Thanks for your comments, JMiller. I may have overstated the case regarding the impact that Insite has had on public use around Main and Hastings. However, it was clear that it has had a powerful impact. I was told that much of the public use had moved indoors and this was consistent with what I observed in the nearby streets in August, and relative to what I'd observed there three years ago. Over several hours, while I saw dealing take place on the street (as described in the story), I did not observe a single person shooting up.
While there's no question the safe injection site has saved lives, or that most Vancouverites support its existence, this article doesn't reflect the reality of Vancouver's injection drug poblem. The corner of Main and Hastings looks less dramatic today because of repeated police crackdowns that have sent addicts throughout the city. And to say "almost all injection drug use now takes place behind Insite's doors" is laughable. Injection drug use is more widespread and visible in Vancouver today thn it ever has been.
Insite's success has been promising, but not nearly as dramatic as the author claims.
Mark Follman's article is appreciated. There however is a danger to the program he didn't report. The Conservative national government begrudgingly allowed Insite to continue - hoping, most believe, that the next federal election will turn their minority government into a majority, when they can end it. They have bought into the same rhetoric that the Bush Administration uses - playing to their conservative base which wants to believe that addiction is a moral problem (that only born-again Christianity can solve) and not an illness. Only a concerted effort by people and politicians in Vancouver saved the site this time. Nationally, we're not all that enlightened in Canada, as Follman suggests.
The attitude represented by Insite, compared to the attitude of the War Against Some Drugs, reminds me of speeders on the freeway. Some people tailgate instead of changing lanes and going around, others simply go around well before they reach you. They are the ones in a hurry, places to go, things to do, and Insite reminds me of them. There is a problem, and they want to fix it. The tailgaters remind me of the War On Some Drugs, where the appearance of being in a hurry, of pretending to want to do something, is what's important to the control freak within. They are not really in a hurry, they don't really want to do anything, but they want to present the appearance of doing something, so they tailgate and flash their lights when there is a perfectly open path right there for the taking -- if they were truly in the hurry they claim to be.
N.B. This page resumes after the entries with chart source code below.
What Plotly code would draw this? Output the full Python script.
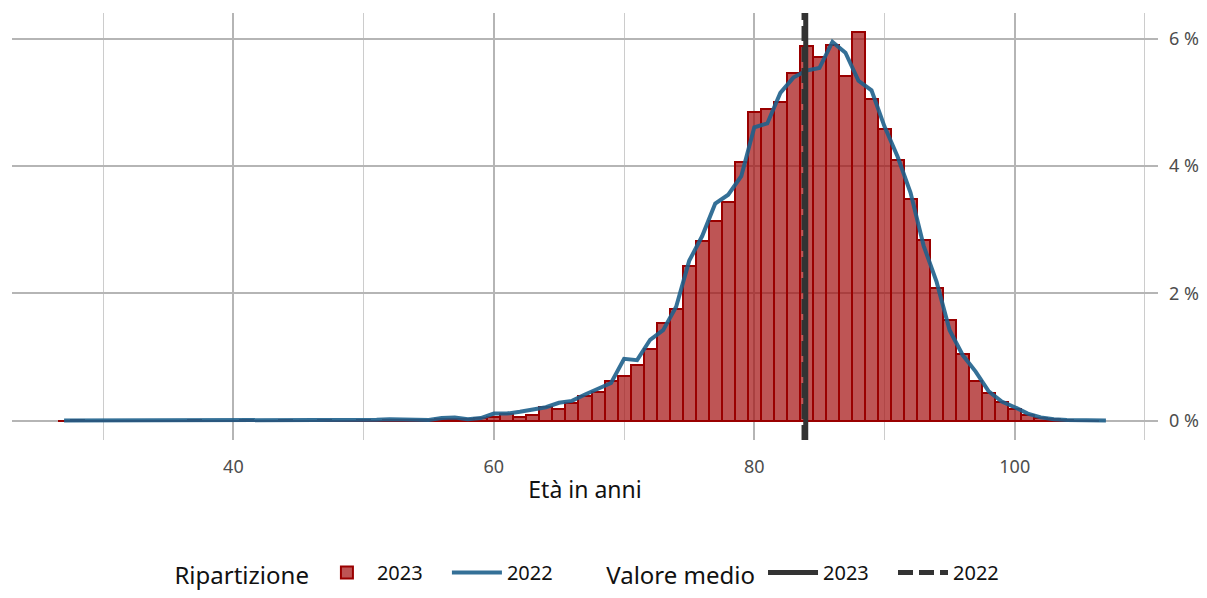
import plotly.graph_objects as go

# ---------------- data ----------------
ages_2023 = list(range(27, 107))
share_2023 = {
    28: 0.005, 37: 0.005, 41: 0.005, 44: 0.005, 47: 0.005, 50: 0.005,
    52: 0.008, 53: 0.01, 54: 0.008, 55: 0.015, 56: 0.02, 57: 0.03, 58: 0.03,
    59: 0.04, 60: 0.05, 61: 0.11, 62: 0.06, 63: 0.09, 64: 0.21, 65: 0.18,
    66: 0.28, 67: 0.385, 68: 0.45, 69: 0.62, 70: 0.70, 71: 0.88, 72: 1.12,
    73: 1.54, 74: 1.76, 75: 2.43, 76: 2.82, 77: 3.14, 78: 3.44, 79: 4.07,
    80: 4.85, 81: 4.89, 82: 5.00, 83: 5.46, 84: 5.88, 85: 5.72, 86: 5.90,
    87: 5.42, 88: 6.10, 89: 5.05, 90: 4.58, 91: 4.10, 92: 3.49, 93: 2.84,
    94: 2.08, 95: 1.58, 96: 1.04, 97: 0.62, 98: 0.44, 99: 0.29, 100: 0.19,
    101: 0.09, 102: 0.04, 103: 0.02, 104: 0.01,
}
values_2023 = [share_2023.get(a, 0) for a in ages_2023]

ages_2022 = list(range(27, 108))
values_2022 = [
    0, 0, 0, 0, 0, 0, 0, 0, 0, 0,            # 27-36
    0, 0, 0, 0, 0, 0, 0.004, 0.006, 0.003, 0,  # 37-46
    0.002, 0.004, 0.01, 0.008, 0.012,        # 47-51
    0.02, 0.02, 0.02, 0.01, 0.04, 0.05, 0.02, 0.04,  # 52-59
    0.11, 0.11, 0.14, 0.17, 0.21, 0.28, 0.31, 0.41,  # 60-67
    0.50, 0.59, 0.97, 0.95, 1.27, 1.42, 1.79, 2.51,  # 68-75
    2.90, 3.41, 3.55, 3.84, 4.61, 4.67, 5.15, 5.39,  # 76-83
    5.50, 5.54, 5.95, 5.78, 5.34, 5.19, 4.62, 4.15,  # 84-91
    3.58, 2.75, 2.18, 1.42, 1.03, 0.77, 0.46, 0.30,  # 92-99
    0.21, 0.11, 0.05, 0.02, 0.01, 0.005, 0, 0,       # 100-107
]

mean_2023 = 83.95
mean_2022 = 83.82

x_range = [23, 111]
x_ticks = [40, 60, 80, 100]
y_range = [-0.305, 6.405]
y_ticks = [0, 2, 4, 6]
y_ticklabels = ["0 %", "2 %", "4 %", "6 %"]

FONT = "Noto Sans"

fig = go.Figure()

fig.add_trace(go.Bar(
    x=ages_2023, y=values_2023, width=1,
    name="2023", legend="legend",
    marker=dict(color="rgba(165,20,20,0.72)",
                line=dict(color="#9a0000", width=2)),
))

fig.add_trace(go.Scatter(
    x=ages_2022, y=values_2022, mode="lines", name="2022",
    legend="legend",
    line=dict(color="rgba(30,96,140,0.9)", width=4),
))

fig.add_trace(go.Scatter(
    x=[mean_2023, mean_2023], y=y_range, mode="lines", name="2023",
    legend="legend2",
    line=dict(color="#333333", width=5),
))
fig.add_trace(go.Scatter(
    x=[mean_2022, mean_2022], y=y_range, mode="lines", name="2022",
    legend="legend2",
    line=dict(color="#333333", width=5, dash="15px,6px"),
))

legend_common = dict(
    orientation="h", y=-0.314, xanchor="left", yanchor="middle",
    font=dict(size=20, color="#111111"), itemwidth=50,
    entrywidth=65, entrywidthmode="pixels",
    bgcolor="rgba(0,0,0,0)",
)

fig.update_layout(
    width=1199, height=590,
    margin=dict(l=3.5, r=49, t=5, b=155),
    plot_bgcolor="white", paper_bgcolor="white",
    font=dict(family=FONT, color="#222222"),
    bargap=0,
    xaxis=dict(
        range=x_range, tickvals=x_ticks,
        showgrid=True, gridcolor="#b5b5b5", gridwidth=2,
        minor=dict(dtick=10, tick0=0, showgrid=True, gridcolor="#cccccc", gridwidth=1),
        zeroline=False, showline=False, ticks="", ticklabelstandoff=14,
        tickfont=dict(size=18, color="#4d4d4d"),
        title=dict(text="Età in anni", font=dict(size=23, color="#111111"), standoff=4),
    ),
    yaxis=dict(
        range=y_range, tickmode="array", tickvals=y_ticks, ticktext=y_ticklabels,
        side="right", ticklabelstandoff=10,
        showgrid=True, gridcolor="#b5b5b5", gridwidth=2,
        zeroline=False, showline=False, ticks="",
        tickfont=dict(size=18, color="#4d4d4d"),
    ),
    legend=dict(
        x=0.1400,
        title=dict(text="Ripartizione", side="left", font=dict(size=24, color="#111111")),
        **legend_common,
    ),
    legend2=dict(
        x=0.5168,
        title=dict(text="Valore medio", side="left", font=dict(size=24, color="#111111")),
        **legend_common,
    ),
)

fig.write_html("out.html")
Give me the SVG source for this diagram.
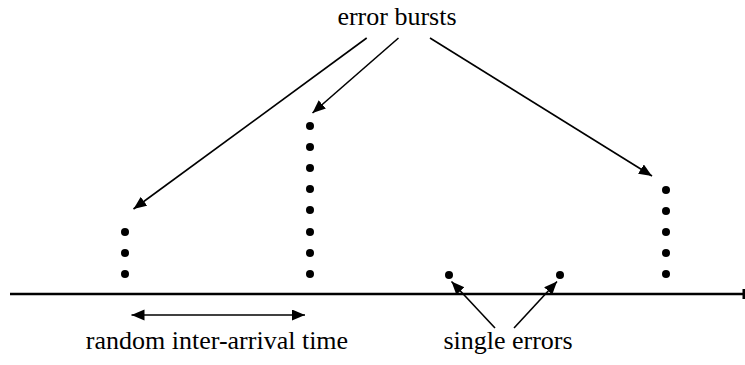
<svg xmlns="http://www.w3.org/2000/svg" width="745" height="365" viewBox="0 0 745 365">
  <style>
    .lbl { font-size: 26px; fill: #000; text-anchor: middle; }
    .dot { fill: #000; }
    .conn { stroke: #000; stroke-width: 1.6; fill: none; }
    .axis { stroke: #000; stroke-width: 2.6; fill: none; }
  </style>
  <defs>
    <marker id="head" markerUnits="userSpaceOnUse" markerWidth="14" markerHeight="12" refX="13" refY="5.5" orient="auto-start-reverse">
      <path d="M0,0 L13,5.5 L0,11 Z" fill="#000"/>
    </marker>
  </defs>

  <rect width="745" height="365" fill="#fff"/>

  <!-- time axis -->
  <g id="axis">
    <line class="axis" x1="10" y1="294" x2="744" y2="294"/>
    <rect x="742.5" y="289" width="2.5" height="10" fill="#000"/>
  </g>

  <!-- burst of 3 errors -->
  <g id="burst1">
    <circle class="dot" cx="125" cy="232" r="4"/>
    <circle class="dot" cx="125" cy="253" r="4"/>
    <circle class="dot" cx="125" cy="274" r="4"/>
  </g>

  <!-- burst of 8 errors -->
  <g id="burst2">
    <circle class="dot" cx="310" cy="126" r="4"/>
    <circle class="dot" cx="310" cy="147" r="4"/>
    <circle class="dot" cx="310" cy="168" r="4"/>
    <circle class="dot" cx="310" cy="189" r="4"/>
    <circle class="dot" cx="310" cy="210" r="4"/>
    <circle class="dot" cx="310" cy="232" r="4"/>
    <circle class="dot" cx="310" cy="253" r="4"/>
    <circle class="dot" cx="310" cy="274" r="4"/>
  </g>

  <!-- burst of 5 errors -->
  <g id="burst3">
    <circle class="dot" cx="666" cy="190" r="4"/>
    <circle class="dot" cx="666" cy="211" r="4"/>
    <circle class="dot" cx="666" cy="232" r="4"/>
    <circle class="dot" cx="666" cy="253" r="4"/>
    <circle class="dot" cx="666" cy="274" r="4"/>
  </g>

  <!-- isolated errors -->
  <g id="single1"><circle class="dot" cx="449" cy="275" r="4"/></g>
  <g id="single2"><circle class="dot" cx="560" cy="275" r="4"/></g>

  <!-- labels -->
  <g id="label-bursts"><text class="lbl" font-family="'Liberation Serif', serif" x="397" y="25">error bursts</text></g>
  <g id="label-interarrival"><text class="lbl" font-family="'Liberation Serif', serif" x="217" y="349">random inter-arrival time</text></g>
  <g id="label-single"><text class="lbl" font-family="'Liberation Serif', serif" x="508" y="349">single errors</text></g>

  <!-- connectors -->
  <g id="connectors">
    <line class="conn" x1="366.7" y1="38" x2="133.5" y2="209" marker-end="url(#head)"/>
    <line class="conn" x1="398.5" y1="38" x2="312.5" y2="113" marker-end="url(#head)"/>
    <line class="conn" x1="430" y1="38" x2="652" y2="176" marker-end="url(#head)"/>
    <line class="conn" x1="495" y1="328" x2="451.5" y2="281.5" marker-end="url(#head)"/>
    <line class="conn" x1="514" y1="328" x2="557" y2="281.5" marker-end="url(#head)"/>
    <line class="conn" x1="131.5" y1="315" x2="305" y2="315" marker-start="url(#head)" marker-end="url(#head)"/>
  </g>
</svg>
And no, I don't drive down the fast lane at the speed limit. I am talking about empty save for me and the speeder, where there is no excuse for tailgating for those who truly do have places to go and things to do. It is only the impatient with nothing else to do who tailgate.
I appreciate Mark Follman's very optimistic article about Insite in my home city of Vancouver. I am very much in favor of the site despite what I am going to say next.
It is now a regualar occurance to see one or two addicts shooting up in the back alley of my apartment. I live in the fairly well-off neighborhood of Kitsilano, several miles from the Downtown Eastside that houses Insite. It's likely that these same people are the ones breaking into our apartment's garage and vandalizing cars every couple of months. Petty crime in Vancouver is on the rise, and drug use is spreading to all parts of the city (I don't know if numbers are up, but many are no longer staying in the Downtown Eastside).
It's easy to find crime statistics here: http://www.city.vancouver.bc.ca/police/Planning/Reports/District.html
Mark mentioned in his article about the 4 pillars that targets prevention, treatment, and crime (and something else that I can't remember). This was great rhetoric for its time, but the only thing that is funded properly is Insite. The police force is vastly underfunded. When we report a break-in to our apartment building, the police don't even show up---just an automated service to report your crime.
My point is that Vancouver has gone too far with its carrot approach and it is affecting the non-drug-addled citizens. I do not want to see Insite go away, but I do want to see fewer criminals on the street.